Copy the lines of the data below exactly, starting at the first and stopping after the line that contains "0.234, 0.126, 0.089];"; include no pictures.

**SUPPLIED MATERIAL:**
====================
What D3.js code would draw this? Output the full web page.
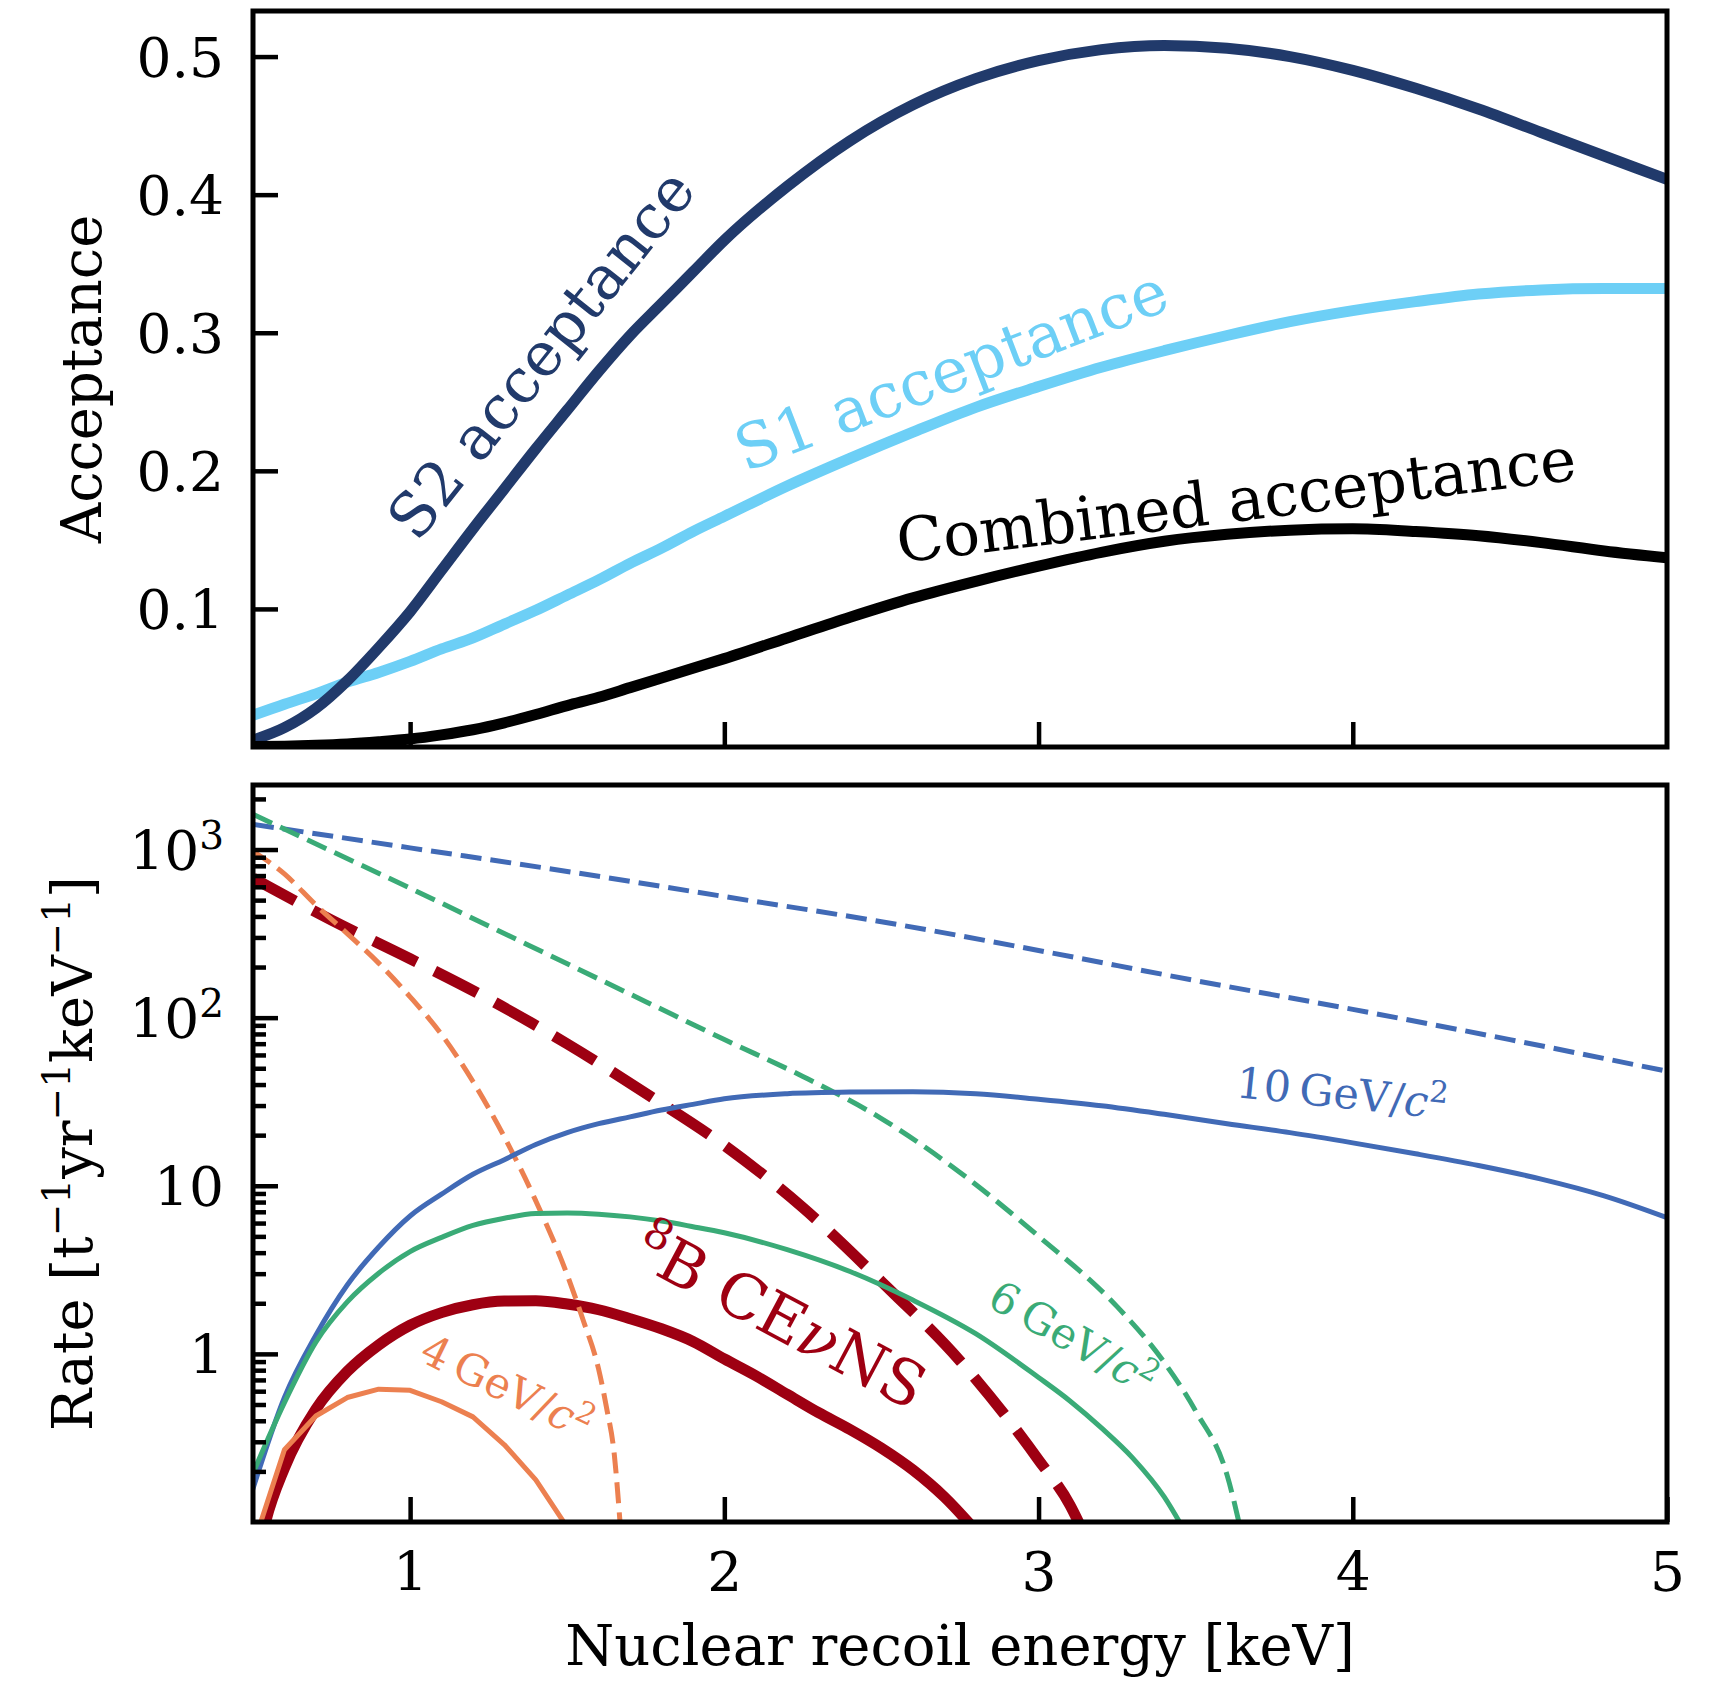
<!DOCTYPE html>
<html>
<head>
<meta charset="utf-8">
<script src="https://cdn.jsdelivr.net/npm/d3@7"></script>
<style>
  html, body { margin: 0; padding: 0; background: #fff; }
  svg { display: block; font-family: "DejaVu Serif", serif; }
</style>
</head>
<body>
<div id="chart"></div>
<script>
// Top panel: acceptance vs nuclear recoil energy [keV]
const accEnergy = [0.5, 0.6, 0.7, 0.8, 0.9, 1.0, 1.1, 1.2, 1.3, 1.4, 1.5, 1.6, 1.7, 1.8, 1.9, 2.0,
  2.2, 2.4, 2.6, 2.8, 3.0, 3.2, 3.4, 3.6, 3.8, 4.0, 4.2, 4.4, 4.6, 4.8, 5.0];
const s2Acceptance = [0.005, 0.014, 0.028, 0.048, 0.072, 0.098, 0.128, 0.158, 0.187, 0.216, 0.244,
  0.272, 0.298, 0.321, 0.344, 0.367, 0.406, 0.439, 0.465, 0.484, 0.497, 0.505, 0.508, 0.506, 0.500,
  0.490, 0.477, 0.462, 0.445, 0.428, 0.411];
const s1Acceptance = [0.023, 0.031, 0.0385, 0.047, 0.054, 0.062, 0.071, 0.079, 0.089, 0.099, 0.110,
  0.121, 0.133, 0.144, 0.156, 0.167, 0.189, 0.209, 0.228, 0.246, 0.261, 0.275, 0.287, 0.298, 0.308,
  0.316, 0.3225, 0.328, 0.331, 0.332, 0.332];
const combinedAcceptance = [0.0004, 0.0006, 0.0012, 0.0022, 0.0038, 0.0058, 0.0088, 0.0125, 0.0175,
  0.0235, 0.030, 0.036, 0.043, 0.050, 0.057, 0.064, 0.079, 0.094, 0.108, 0.120, 0.131, 0.141, 0.149,
  0.154, 0.157, 0.158, 0.156, 0.153, 0.148, 0.142, 0.137];

// Bottom panel: rate [t^-1 yr^-1 keV^-1], dashed = before acceptance, solid = after
const wimp10Energy = [0.5, 1.0, 1.5, 2.0, 2.5, 3.0, 3.5, 4.0, 4.5, 5.0];
const wimp10Raw = [1413, 1023, 741, 525, 372, 251, 166, 112, 74, 48];
const wimp6RawEnergy = [0.5, 0.75, 1.0, 1.25, 1.5, 1.75, 2.0, 2.25, 2.5, 2.75, 3.0, 3.25, 3.4, 3.5, 3.6, 3.65];
const wimp6Raw = [1622, 977, 589, 351, 209, 124.5, 74.1, 44.7, 25.1, 12.0, 5.01, 1.91, 0.89, 0.457, 0.19, 0.079];
const wimp4RawEnergy = [0.5, 0.6, 0.7, 0.8, 0.9, 1.0, 1.1, 1.2, 1.3, 1.4, 1.5, 1.55, 1.6, 1.625, 1.65, 1.67];
const wimp4Raw = [977, 716, 468, 316, 211, 133, 79.4, 41.7, 19.5, 8.13, 2.95, 1.60, 0.81, 0.48, 0.25, 0.089];
const cevnsRawEnergy = [0.5, 0.75, 1.0, 1.25, 1.5, 1.75, 2.0, 2.25, 2.5, 2.75, 3.0, 3.1, 3.14];
const cevnsRaw = [676, 380, 224, 129, 69.8, 35.5, 17.4, 7.41, 2.69, 0.91, 0.234, 0.126, 0.089];

const wimp10AccEnergy = [0.5, 0.6, 0.7, 0.8, 0.9, 1.0, 1.1, 1.2, 1.3, 1.4, 1.5, 1.6, 1.7, 1.8, 1.9, 2.0,
  2.2, 2.4, 2.6, 2.8, 3.0, 3.2, 3.4, 3.6, 3.8, 4.0, 4.2, 4.4, 4.6, 4.8, 5.0];
const wimp10Acc = [0.158, 0.55, 1.29, 2.57, 4.32, 6.61, 8.91, 11.7, 14.3, 17.6, 20.7, 23.4, 25.7, 28.2,
  30.5, 32.9, 35.3, 36.1, 36.3, 35.3, 32.7, 29.9, 26.6, 23.4, 20.7, 18.0, 15.5, 13.2, 10.96, 8.71, 6.46];
const wimp6AccEnergy = [0.5, 0.6, 0.7, 0.8, 0.9, 1.0, 1.1, 1.2, 1.3, 1.4, 1.5, 1.6, 1.7, 1.8, 1.9, 2.0,
  2.2, 2.4, 2.6, 2.8, 3.0, 3.1, 3.2, 3.3, 3.4, 3.47];
const wimp6Acc = [0.195, 0.513, 1.175, 2.04, 3.02, 4.06, 4.93, 5.81, 6.41, 6.84, 6.89, 6.78, 6.53, 6.17,
  5.71, 5.25, 4.17, 3.09, 2.09, 1.32, 0.724, 0.525, 0.363, 0.240, 0.141, 0.085];
const wimp4AccEnergy = [0.5, 0.6, 0.7, 0.8, 0.9, 1.0, 1.1, 1.2, 1.3, 1.4, 1.5];
const wimp4Acc = [0.072, 0.269, 0.427, 0.55, 0.617, 0.607, 0.519, 0.422, 0.288, 0.178, 0.093];
const cevnsAccEnergy = [0.5, 0.54, 0.6, 0.7, 0.8, 0.9, 1.0, 1.1, 1.2, 1.3, 1.4, 1.5, 1.6, 1.7, 1.8, 1.9,
  2.0, 2.1, 2.2, 2.3, 2.4, 2.5, 2.6, 2.7, 2.8];
const cevnsAcc = [0.0447, 0.1, 0.209, 0.468, 0.786, 1.13, 1.48, 1.76, 1.96, 2.06, 2.07, 1.98, 1.83,
  1.62, 1.41, 1.186, 0.933, 0.741, 0.575, 0.447, 0.355, 0.275, 0.204, 0.141, 0.089];

// Ticks
const energyTicks = [1, 2, 3, 4, 5];
const accTicks = [0.1, 0.2, 0.3, 0.4, 0.5];
const rateTicks = [1, 10, 100, 1000];
const rateMinorTicks = [0.2, 0.3, 0.4, 0.5, 0.6, 0.7, 0.8, 0.9, 2, 3, 4, 5, 6, 7, 8, 9,
  20, 30, 40, 50, 60, 70, 80, 90, 200, 300, 400, 500, 600, 700, 800, 900, 2000];

// Layout
const W = 1711, H = 1681;
const LEFT = 253, RIGHT = 1667;
const TOP1 = 11, BOT1 = 747;
const TOP2 = 785, BOT2 = 1522;
const TICK_MAJOR = 25, TICK_MINOR = 13;
const TICK_FONT = 55, LABEL_FONT = 56;

const COLORS = {
  s2: "#213a6b",
  s1: "#6dcff6",
  combined: "#000000",
  w10: "#416ab6",
  w6: "#3aab77",
  w4: "#ec8050",
  cevns: "#9e0012",
};

const svg = d3.select("#chart").append("svg").attr("width", W).attr("height", H);

const x = d3.scaleLinear().domain([0.5, 5]).range([LEFT, RIGHT]);
const yAcc = d3.scaleLinear().domain([0, 0.533]).range([BOT1, TOP1]);
const yRate = d3.scaleLog().domain([0.1, 2420]).range([BOT2, TOP2]);

// Clip paths for the two panels
const defs = svg.append("defs");
defs.append("clipPath").attr("id", "clip-top").append("rect")
  .attr("x", LEFT).attr("y", TOP1).attr("width", RIGHT - LEFT).attr("height", BOT1 - TOP1);
defs.append("clipPath").attr("id", "clip-bottom").append("rect")
  .attr("x", LEFT).attr("y", TOP2).attr("width", RIGHT - LEFT).attr("height", BOT2 - TOP2);

function styleAxis(g) {
  g.select(".domain").remove();
  g.attr("font-family", "DejaVu Serif").attr("font-size", TICK_FONT);
  g.selectAll(".tick line").attr("stroke", "#000").attr("stroke-width", 4.5);
  g.selectAll(".tick text").attr("fill", "#000");
}

function drawLine(g, yScale, xs, ys, color, width, dash, curve) {
  const line = d3.line()
    .x((d) => x(d[0]))
    .y((d) => yScale(d[1]))
    .curve(curve || d3.curveMonotoneX);
  g.append("path")
    .datum(d3.zip(xs, ys))
    .attr("d", line)
    .attr("fill", "none")
    .attr("stroke", color)
    .attr("stroke-width", width)
    .attr("stroke-linejoin", "round")
    .attr("stroke-linecap", dash ? "butt" : "square")
    .attr("stroke-dasharray", dash || null);
}

// ---------- Top panel ----------
const ACC_WIDTH = 11;
const gTop = svg.append("g").attr("clip-path", "url(#clip-top)");
drawLine(gTop, yAcc, accEnergy, s1Acceptance, COLORS.s1, ACC_WIDTH);
drawLine(gTop, yAcc, accEnergy, s2Acceptance, COLORS.s2, ACC_WIDTH);
drawLine(gTop, yAcc, accEnergy, combinedAcceptance, COLORS.combined, ACC_WIDTH);

const gyAcc = svg.append("g").attr("transform", `translate(${LEFT},0)`)
  .call(d3.axisLeft(yAcc).tickValues(accTicks).tickSize(-TICK_MAJOR).tickPadding(29)
    .tickFormat(d3.format(".1f")));
styleAxis(gyAcc);
gyAcc.selectAll(".tick text").attr("dy", "0.36em");

const gxTop = svg.append("g").attr("transform", `translate(0,${BOT1})`)
  .call(d3.axisBottom(x).tickValues(energyTicks.slice(0, 4)).tickSize(-TICK_MAJOR).tickFormat(""));
styleAxis(gxTop);

svg.append("rect")
  .attr("x", LEFT).attr("y", TOP1).attr("width", RIGHT - LEFT).attr("height", BOT1 - TOP1)
  .attr("fill", "none").attr("stroke", "#000").attr("stroke-width", 5);

// Curve labels (top)
const topLabels = [
  { text: "S2 acceptance", x: 541, y: 354, angle: -51.5, size: 61, color: COLORS.s2 },
  { text: "S1 acceptance", x: 951, y: 370, angle: -21, size: 62, color: COLORS.s1 },
  { text: "Combined acceptance", x: 1236, y: 500, angle: -7, size: 61, color: COLORS.combined },
];
topLabels.forEach((l) => {
  svg.append("text")
    .attr("transform", `translate(${l.x},${l.y}) rotate(${l.angle})`)
    .attr("text-anchor", "middle")
    .attr("dy", "0.35em")
    .attr("font-size", l.size)
    .attr("fill", l.color)
    .text(l.text);
});

svg.append("text")
  .attr("transform", `translate(101,${(TOP1 + BOT1) / 2}) rotate(-90)`)
  .attr("text-anchor", "middle")
  .attr("font-size", LABEL_FONT)
  .text("Acceptance");

// ---------- Bottom panel ----------
const gBot = svg.append("g").attr("clip-path", "url(#clip-bottom)");
const THIN = 5, THICK = 11;
const DASH_THIN = "21,9", DASH_THICK = "48,20";

// Neutrino background first, WIMP spectra over it
drawLine(gBot, yRate, cevnsRawEnergy, cevnsRaw, COLORS.cevns, THICK, DASH_THICK);
drawLine(gBot, yRate, cevnsAccEnergy, cevnsAcc, COLORS.cevns, THICK);
drawLine(gBot, yRate, wimp10Energy, wimp10Raw, COLORS.w10, THIN, DASH_THIN);
drawLine(gBot, yRate, wimp6RawEnergy, wimp6Raw, COLORS.w6, THIN, DASH_THIN);
drawLine(gBot, yRate, wimp4RawEnergy, wimp4Raw, COLORS.w4, THIN, DASH_THIN);
drawLine(gBot, yRate, wimp10AccEnergy, wimp10Acc, COLORS.w10, THIN);
drawLine(gBot, yRate, wimp6AccEnergy, wimp6Acc, COLORS.w6, THIN);
drawLine(gBot, yRate, wimp4AccEnergy, wimp4Acc, COLORS.w4, THIN, null, d3.curveLinear);

const gyRateMinor = svg.append("g").attr("transform", `translate(${LEFT},0)`)
  .call(d3.axisLeft(yRate).tickValues(rateMinorTicks).tickSize(-TICK_MINOR).tickFormat(""));
styleAxis(gyRateMinor);

const gyRate = svg.append("g").attr("transform", `translate(${LEFT},0)`)
  .call(d3.axisLeft(yRate).tickValues(rateTicks).tickSize(-TICK_MAJOR).tickPadding(29)
    .tickFormat(() => ""));
styleAxis(gyRate);
gyRate.selectAll(".tick text").attr("dy", "0.36em").each(function (d) {
  const t = d3.select(this);
  if (d < 100) {
    t.text(d);
  } else {
    t.append("tspan").text("10");
    t.append("tspan").attr("dy", -21).attr("font-size", 39).text(Math.round(Math.log10(d)));
  }
});

const gxBot = svg.append("g").attr("transform", `translate(0,${BOT2})`)
  .call(d3.axisBottom(x).tickValues(energyTicks).tickSize(-TICK_MAJOR).tickPadding(30)
    .tickFormat(d3.format("d")));
styleAxis(gxBot);

svg.append("rect")
  .attr("x", LEFT).attr("y", TOP2).attr("width", RIGHT - LEFT).attr("height", BOT2 - TOP2)
  .attr("fill", "none").attr("stroke", "#000").attr("stroke-width", 5);

// WIMP mass labels
const massLabels = [
  { mass: "10", x: 1342, y: 1093, angle: 6, color: COLORS.w10 },
  { mass: "6", x: 1073, y: 1338, angle: 30, color: COLORS.w6 },
  { mass: "4", x: 507, y: 1387, angle: 26, color: COLORS.w4 },
];
massLabels.forEach((l) => {
  const t = svg.append("text")
    .attr("transform", `translate(${l.x},${l.y}) rotate(${l.angle})`)
    .attr("text-anchor", "middle")
    .attr("dy", "0.35em")
    .attr("font-size", 43)
    .attr("fill", l.color);
  t.append("tspan").text(l.mass + "\u2009GeV/");
  t.append("tspan").attr("font-style", "italic").text("c");
  t.append("tspan").attr("dy", -16).attr("font-size", 30).text("2");
});

const cevnsLabel = svg.append("text")
  .attr("transform", "translate(770,1336) rotate(28)")
  .attr("text-anchor", "middle")
  .attr("dy", "0.35em")
  .attr("font-size", 62)
  .attr("fill", COLORS.cevns);
cevnsLabel.append("tspan").attr("dy", -23).attr("font-size", 43).text("8");
cevnsLabel.append("tspan").attr("dy", 23).text("B CE");
cevnsLabel.append("tspan").attr("font-style", "italic").text("\u03bd");
cevnsLabel.append("tspan").text("NS");

// Rate axis label with superscripts
const rateLabelParts = [
  ["Rate [t", false], ["\u22121", true], ["yr", false], ["\u22121", true],
  ["keV", false], ["\u22121", true], ["]", false],
];
const rateLabel = svg.append("text")
  .attr("transform", `translate(92,${(TOP2 + BOT2) / 2}) rotate(-90)`)
  .attr("text-anchor", "middle")
  .attr("font-size", LABEL_FONT);
let raised = false;
rateLabelParts.forEach(([s, sup]) => {
  const ts = rateLabel.append("tspan").text(s);
  if (sup && !raised) ts.attr("dy", -22).attr("font-size", 39);
  if (!sup && raised) ts.attr("dy", 22);
  raised = sup;
});

svg.append("text")
  .attr("x", (LEFT + RIGHT) / 2)
  .attr("y", 1665)
  .attr("text-anchor", "middle")
  .attr("font-size", LABEL_FONT)
  .text("Nuclear recoil energy [keV]");
</script>
</body>
</html>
====================
**FINISHED TASK:**
What D3.js code would draw this? Output the full web page.
<!DOCTYPE html>
<html>
<head>
<meta charset="utf-8">
<script src="https://cdn.jsdelivr.net/npm/d3@7"></script>
<style>
  html, body { margin: 0; padding: 0; background: #fff; }
  svg { display: block; font-family: "DejaVu Serif", serif; }
</style>
</head>
<body>
<div id="chart"></div>
<script>
// Top panel: acceptance vs nuclear recoil energy [keV]
const accEnergy = [0.5, 0.6, 0.7, 0.8, 0.9, 1.0, 1.1, 1.2, 1.3, 1.4, 1.5, 1.6, 1.7, 1.8, 1.9, 2.0,
  2.2, 2.4, 2.6, 2.8, 3.0, 3.2, 3.4, 3.6, 3.8, 4.0, 4.2, 4.4, 4.6, 4.8, 5.0];
const s2Acceptance = [0.005, 0.014, 0.028, 0.048, 0.072, 0.098, 0.128, 0.158, 0.187, 0.216, 0.244,
  0.272, 0.298, 0.321, 0.344, 0.367, 0.406, 0.439, 0.465, 0.484, 0.497, 0.505, 0.508, 0.506, 0.500,
  0.490, 0.477, 0.462, 0.445, 0.428, 0.411];
const s1Acceptance = [0.023, 0.031, 0.0385, 0.047, 0.054, 0.062, 0.071, 0.079, 0.089, 0.099, 0.110,
  0.121, 0.133, 0.144, 0.156, 0.167, 0.189, 0.209, 0.228, 0.246, 0.261, 0.275, 0.287, 0.298, 0.308,
  0.316, 0.3225, 0.328, 0.331, 0.332, 0.332];
const combinedAcceptance = [0.0004, 0.0006, 0.0012, 0.0022, 0.0038, 0.0058, 0.0088, 0.0125, 0.0175,
  0.0235, 0.030, 0.036, 0.043, 0.050, 0.057, 0.064, 0.079, 0.094, 0.108, 0.120, 0.131, 0.141, 0.149,
  0.154, 0.157, 0.158, 0.156, 0.153, 0.148, 0.142, 0.137];

// Bottom panel: rate [t^-1 yr^-1 keV^-1], dashed = before acceptance, solid = after
const wimp10Energy = [0.5, 1.0, 1.5, 2.0, 2.5, 3.0, 3.5, 4.0, 4.5, 5.0];
const wimp10Raw = [1413, 1023, 741, 525, 372, 251, 166, 112, 74, 48];
const wimp6RawEnergy = [0.5, 0.75, 1.0, 1.25, 1.5, 1.75, 2.0, 2.25, 2.5, 2.75, 3.0, 3.25, 3.4, 3.5, 3.6, 3.65];
const wimp6Raw = [1622, 977, 589, 351, 209, 124.5, 74.1, 44.7, 25.1, 12.0, 5.01, 1.91, 0.89, 0.457, 0.19, 0.079];
const wimp4RawEnergy = [0.5, 0.6, 0.7, 0.8, 0.9, 1.0, 1.1, 1.2, 1.3, 1.4, 1.5, 1.55, 1.6, 1.625, 1.65, 1.67];
const wimp4Raw = [977, 716, 468, 316, 211, 133, 79.4, 41.7, 19.5, 8.13, 2.95, 1.60, 0.81, 0.48, 0.25, 0.089];
const cevnsRawEnergy = [0.5, 0.75, 1.0, 1.25, 1.5, 1.75, 2.0, 2.25, 2.5, 2.75, 3.0, 3.1, 3.14];
const cevnsRaw = [676, 380, 224, 129, 69.8, 35.5, 17.4, 7.41, 2.69, 0.91, 0.234, 0.126, 0.089];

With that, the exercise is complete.